Return only the lines from the top of the data down to the one that holds "var orbitPeriod = 0.0645;", both included, without any pictures.

|---|

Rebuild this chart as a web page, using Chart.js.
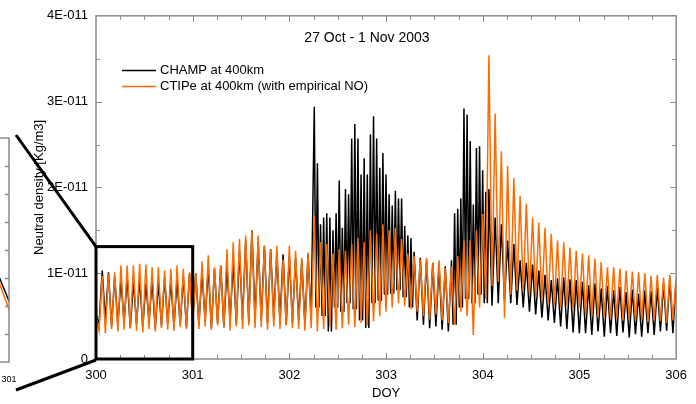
<!DOCTYPE html>
<html>
<head>
<meta charset="utf-8">
<script src="https://cdn.jsdelivr.net/npm/chart.js@4.4.0/dist/chart.umd.min.js"></script>
<style>
html, body { margin: 0; padding: 0; background: #fff; overflow: hidden; }
#wrap { position: relative; width: 696px; height: 404px; overflow: hidden; background: #fff; }
#inset { position: absolute; left: -991px; top: 0; }
#chart { position: absolute; left: 0; top: 0; }
</style>
</head>
<body>
<div id="wrap">
<canvas id="inset" width="1020" height="404"></canvas>
<canvas id="chart" width="696" height="404"></canvas>
</div>
<script>
// density values are in units of 1E-12 kg/m3, one dayside peak + one nightside trough per orbit
var _ = null;
var orbitStart = 300.0;    // DOY of first orbit peak
var orbitPeriod = 0.0645;  // days per orbit

var champPeak = [
	5.0, 10.3, 10.1, 9.6, 9.2, 9.5, 9.0, 9.3, 8.8, 9.1, 8.9, 9.4, 9.0, 9.2, 9.6, 10.0,
	10.0, 10.2, 10.8, 10.5, 10.9, 10.7, 11.3, 12.6, 13.8, 15.0, 13.6, 13.2, 12.8, 12.4, 12.2, 12.0,
	11.8, 11.5, 12.2, 29.4, 15.7, 17.0, 15.0, 20.8, 19.8, 25.7, 25.7, 23.4, 26.2, 25.7, 24.0, 19.2, 19.6, 18.7, 14.4,
	12.5, 11.8, 11.5, 11.2, 11.0, 10.8, 11.5, 17.5, 29.2, 25.4, 24.6, 22.0, 19.8,
	16.5, 15.7, 13.8, 13.4, 11.5, 11.2, 11.0, 10.3, 9.8, 9.2, 9.4, 9.5, 9.3, 9.2,
	9.0, 8.6, 8.8, 8.2, 8.5, 8.0, 8.4, 7.8, 8.1, 7.6, 8.0, 7.9, 8.3, 8.8, 9.4, 9.0
];
var champTrough = [
	4.2, 4.5, 3.8, 4.0, 4.3, 3.6, 4.1, 3.7, 4.4, 3.5, 3.9, 4.2, 3.8, 4.0, 3.7, 4.4,
	4.0, 4.4, 3.6, 4.2, 3.8, 4.5, 4.1, 4.6, 4.3, 4.8, 4.5, 4.2, 4.7, 4.4, 4.0, 4.3,
	4.5, 4.0, 4.6, 6.0, 5.0, 3.2, 6.0, 5.5, 6.5, 5.8, 4.5, 3.6, 6.5, 6.8, 7.5, 7.6, 8.0, 7.2, 6.0,
	4.5, 4.0, 3.6, 3.8, 3.4, 3.2, 4.0, 6.0, 7.0, 6.5, 7.5, 6.5, 6.2,
	6.5, 6.8, 6.5, 6.3, 6.0, 5.5, 5.2, 4.8, 4.5, 4.2, 3.8, 3.5, 3.1, 3.0,
	3.0, 2.8, 3.2, 2.6, 3.0, 2.7, 3.1, 2.5, 2.9, 2.6, 3.0, 2.8, 3.2, 3.3, 3.0, 3.4
];
// second (auroral) spike of the orbit during the storm, null when quiet
var champSpike = [
	_, _, _, _, _, _, _, _, _, _, _, _, _, _, _, _,
	_, _, _, _, _, _, _, _, _, _, _, _, _, _, _, _,
	_, _, _, 22.8, 16.5, 16.5, 17.0, 15.3, 19.2, 27.4, 21.5, 21.5, 28.3, 22.3, 21.5, 17.9, 18.7, 15.5, 14.1,
	_, _, _, _, _, _, 17.0, 18.7, 28.5, 18.0, 24.8, 19.5, _,
	_, _, _, _, _, _, _, _, _, _, _, _, _, _,
	_, _, _, _, _, _, _, _, _, _, _, _, _, _, _, _
];
var ctipePeak = [
	5.0, 9.7, 10.0, 10.1, 10.9, 10.9, 10.9, 11.1, 11.0, 10.7, 10.7, 10.3, 10.5, 10.9, 10.5, 10.1,
	10.0, 11.4, 12.1, 10.7, 10.9, 12.8, 13.6, 14.0, 14.4, 15.0, 14.4, 13.2, 12.7, 13.2, 11.6, 13.2,
	12.6, 11.8, 12.4, 16.7, 13.6, 13.4, 12.3, 12.8, 12.6, 13.4, 14.1, 13.6, 15.0, 14.6, 15.7, 15.0,
	15.3, 14.0, 12.3, 12.0, 11.6, 11.8, 11.2, 11.5, 10.6, 10.8, 12.0, 13.8, 13.8, 15.0, 16.9, 35.4,
	28.6, 24.2, 22.5, 21.1, 19.0, 18.1, 16.5, 15.9, 15.3, 14.6, 13.8, 13.6, 13.0, 12.6, 12.3, 12.1,
	11.7, 11.3, 10.7, 10.7, 10.5, 10.3, 10.2, 10.1, 10.0, 9.7, 9.8, 9.5, 9.8, 9.4
];
var ctipeTrough = [
	3.3, 3.0, 3.5, 3.2, 3.4, 3.6, 3.3, 3.1, 3.5, 3.2, 3.6, 3.4, 3.3, 3.7, 3.5, 3.8,
	3.5, 3.8, 3.4, 3.9, 3.6, 3.3, 3.8, 3.5, 3.9, 3.6, 3.7, 3.4, 3.8, 3.5, 3.9, 3.6,
	3.5, 3.3, 3.6, 3.2, 3.5, 3.8, 3.4, 3.6, 4.0, 3.7, 4.2, 3.9, 4.4, 5.0, 5.5, 6.0,
	6.5, 6.2, 5.8, 5.5, 5.0, 4.6, 5.2, 4.5, 4.2, 4.0, 5.5, 5.0, 2.8, 6.0, 7.0, 8.5,
	9.0, 4.8, 7.5, 8.0, 7.8, 7.5, 7.2, 6.8, 6.5, 6.3, 6.0, 6.2, 5.8, 6.0, 5.2, 5.0,
	4.8, 5.0, 4.6, 4.8, 4.5, 4.7, 4.4, 4.6, 4.3, 4.5, 4.4, 4.2, 4.5, 4.3
];

var xTicks = [300, 301, 302, 303, 304, 305, 306];
var xTickLabels = ['300', '301', '302', '303', '304', '305', '306'];
var yTicks = [0, 10, 20, 30, 40];
var yTickLabels = ['0', '1E-011', '2E-011', '3E-011', '4E-011'];
var zoomDays = [300, 301];
var zoomDensity = [0, 13.1];
var chartTitle = '27 Oct - 1 Nov 2003';

var champColor = '#000000';
var ctipeColor = '#ff6a00';
var axisColor = '#8a8a8a';

Chart.defaults.font.family = '"Liberation Sans", Arial, sans-serif';
Chart.defaults.font.size = 13;
Chart.defaults.color = '#000';

function orbitSeries(peaks, troughs, spikes) {
	var pts = [];
	for (var i = 0; i < peaks.length; i++) {
		var t = orbitStart + i * orbitPeriod;
		pts.push({ x: t, y: peaks[i] });
		if (spikes && spikes[i] != null) {
			pts.push({ x: t + orbitPeriod / 4, y: troughs[i] });
			pts.push({ x: t + orbitPeriod / 2, y: spikes[i] });
			pts.push({ x: t + orbitPeriod * 3 / 4, y: troughs[i] });
		} else {
			pts.push({ x: t + orbitPeriod / 2, y: troughs[i] });
		}
	}
	return pts;
}

function makeDatasets() {
	return [
		{ label: 'CTIPe at 400km (with empirical NO)', data: orbitSeries(ctipePeak, ctipeTrough), borderColor: ctipeColor, order: 0 },
		{ label: 'CHAMP at 400km', data: orbitSeries(champPeak, champTrough, champSpike), borderColor: champColor, order: 1 }
	];
}

// inset (zoomed view of day 300) sitting mostly off the left edge
var insetCanvas = document.getElementById('inset');
var insetPlugin = {
	id: 'insetFrame',
	afterDatasetsDraw: function (c) {
		var ctx = c.ctx, a = c.chartArea, y = c.scales.y, x = c.scales.x;
		ctx.save();
		ctx.strokeStyle = axisColor;
		ctx.lineWidth = 1.5;
		ctx.strokeRect(a.left, a.top, a.right - a.left, a.bottom - a.top);
		ctx.beginPath();
		for (var v = 2; v < 16; v += 2) {
			var py = Math.round(y.getPixelForValue(v)) + 0.5;
			ctx.moveTo(a.right, py);
			ctx.lineTo(a.right - 4, py);
		}
		ctx.stroke();
		ctx.fillStyle = '#000';
		ctx.font = '9px "Liberation Sans", Arial, sans-serif';
		ctx.textAlign = 'center';
		ctx.textBaseline = 'middle';
		ctx.fillText(xTickLabels[1], x.getPixelForValue(301), a.bottom + 18);
		ctx.restore();
	}
};
var inset = new Chart(insetCanvas, {
	type: 'line',
	data: { datasets: makeDatasets() },
	options: {
		responsive: false, animation: false, devicePixelRatio: 1,
		layout: { padding: { top: 138, bottom: 42, left: 0, right: 20 } },
		elements: { point: { radius: 0 }, line: { borderWidth: 1.5, tension: 0 } },
		plugins: { legend: { display: false }, tooltip: { enabled: false } },
		scales: {
			x: { type: 'linear', min: 300, max: 301, display: false },
			y: { min: 0, max: 16, display: false }
		}
	},
	plugins: [insetPlugin]
});

var framePlugin = {
	id: 'frameTicks',
	afterDatasetsDraw: function (c) {
		var ctx = c.ctx, a = c.chartArea, x = c.scales.x, y = c.scales.y;
		ctx.save();
		// axis frame
		ctx.strokeStyle = axisColor;
		ctx.lineWidth = 1.5;
		ctx.strokeRect(a.left, a.top, a.right - a.left, a.bottom - a.top);
		// inward ticks on all four sides
		ctx.lineWidth = 1;
		ctx.beginPath();
		for (var d = 300.25; d < 306; d += 0.25) {
			var px = Math.round(x.getPixelForValue(d)) + 0.5;
			var len = Math.abs(d - Math.round(d)) < 1e-6 ? 6 : 4;
			ctx.moveTo(px, a.bottom); ctx.lineTo(px, a.bottom - len);
			ctx.moveTo(px, a.top); ctx.lineTo(px, a.top + len);
		}
		for (var v = 5; v < 40; v += 5) {
			var py = Math.round(y.getPixelForValue(v)) + 0.5;
			var l2 = v % 10 === 0 ? 6 : 4;
			ctx.moveTo(a.left, py); ctx.lineTo(a.left + l2, py);
			ctx.moveTo(a.right, py); ctx.lineTo(a.right - l2, py);
		}
		ctx.stroke();

		// zoom box around day 300
		var bx0 = x.getPixelForValue(zoomDays[0]), bx1 = x.getPixelForValue(zoomDays[1]);
		var by0 = y.getPixelForValue(zoomDensity[0]), by1 = y.getPixelForValue(zoomDensity[1]);
		ctx.strokeStyle = '#000';
		ctx.lineWidth = 3;
		ctx.strokeRect(bx0, by1, bx1 - bx0, by0 - by1);

		// connector lines to the inset
		var ia = inset.chartArea;
		var insetRight = insetCanvas.offsetLeft + ia.right;
		ctx.beginPath();
		ctx.moveTo(insetRight + 7, ia.top - 3);
		ctx.lineTo(bx0, by1);
		ctx.moveTo(insetRight + 7, ia.bottom + 28);
		ctx.lineTo(bx0, by0 + 1);
		ctx.stroke();

		// title
		ctx.fillStyle = '#000';
		ctx.font = '14px "Liberation Sans", Arial, sans-serif';
		ctx.textAlign = 'center';
		ctx.textBaseline = 'middle';
		ctx.fillText(chartTitle, 367, 38);

		// legend
		ctx.font = '13px "Liberation Sans", Arial, sans-serif';
		ctx.textAlign = 'left';
		var items = [c.data.datasets[1], c.data.datasets[0]];
		for (var k = 0; k < items.length; k++) {
			var ly = 70.5 + k * 16;
			ctx.strokeStyle = items[k].borderColor;
			ctx.lineWidth = 1.5;
			ctx.beginPath();
			ctx.moveTo(122, ly); ctx.lineTo(156, ly);
			ctx.stroke();
			ctx.fillText(items[k].label, 160, ly);
		}
		ctx.restore();
	}
};

var chart = new Chart(document.getElementById('chart'), {
	type: 'line',
	data: { datasets: makeDatasets() },
	options: {
		responsive: false, animation: false, devicePixelRatio: 1,
		layout: { padding: { top: 14, right: 19, left: 0, bottom: 0 } },
		elements: { point: { radius: 0 }, line: { borderWidth: 1.5, tension: 0 } },
		plugins: { legend: { display: false }, tooltip: { enabled: false } },
		scales: {
			x: {
				type: 'linear', min: 300, max: 306,
				grid: { display: false, drawTicks: false }, border: { display: false },
				ticks: { stepSize: 1, padding: 9, autoSkip: false, maxRotation: 0,
					callback: function (v) { var i = xTicks.indexOf(v); return i < 0 ? '' : xTickLabels[i]; } },
				title: { display: true, text: 'DOY', padding: { top: 0, bottom: 3 } },
				afterFit: function (s) { s.height = 45; }
			},
			y: {
				min: 0, max: 40,
				grid: { display: false, drawTicks: false }, border: { display: false },
				ticks: { stepSize: 10, padding: 8,
					callback: function (v) { var i = yTicks.indexOf(v); return i < 0 ? '' : yTickLabels[i]; } },
				title: { display: true, text: 'Neutral density [Kg/m3]', padding: { top: 32, bottom: 0 } },
				afterFit: function (s) { s.width = 96; }
			}
		}
	},
	plugins: [framePlugin]
});
</script>
</body>
</html>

|---|

Expected answer -
Rebuild this chart as a web page, using Chart.js.
<!DOCTYPE html>
<html>
<head>
<meta charset="utf-8">
<script src="https://cdn.jsdelivr.net/npm/chart.js@4.4.0/dist/chart.umd.min.js"></script>
<style>
html, body { margin: 0; padding: 0; background: #fff; overflow: hidden; }
#wrap { position: relative; width: 696px; height: 404px; overflow: hidden; background: #fff; }
#inset { position: absolute; left: -991px; top: 0; }
#chart { position: absolute; left: 0; top: 0; }
</style>
</head>
<body>
<div id="wrap">
<canvas id="inset" width="1020" height="404"></canvas>
<canvas id="chart" width="696" height="404"></canvas>
</div>
<script>
// density values are in units of 1E-12 kg/m3, one dayside peak + one nightside trough per orbit
var _ = null;
var orbitStart = 300.0;    // DOY of first orbit peak
var orbitPeriod = 0.0645;  // days per orbit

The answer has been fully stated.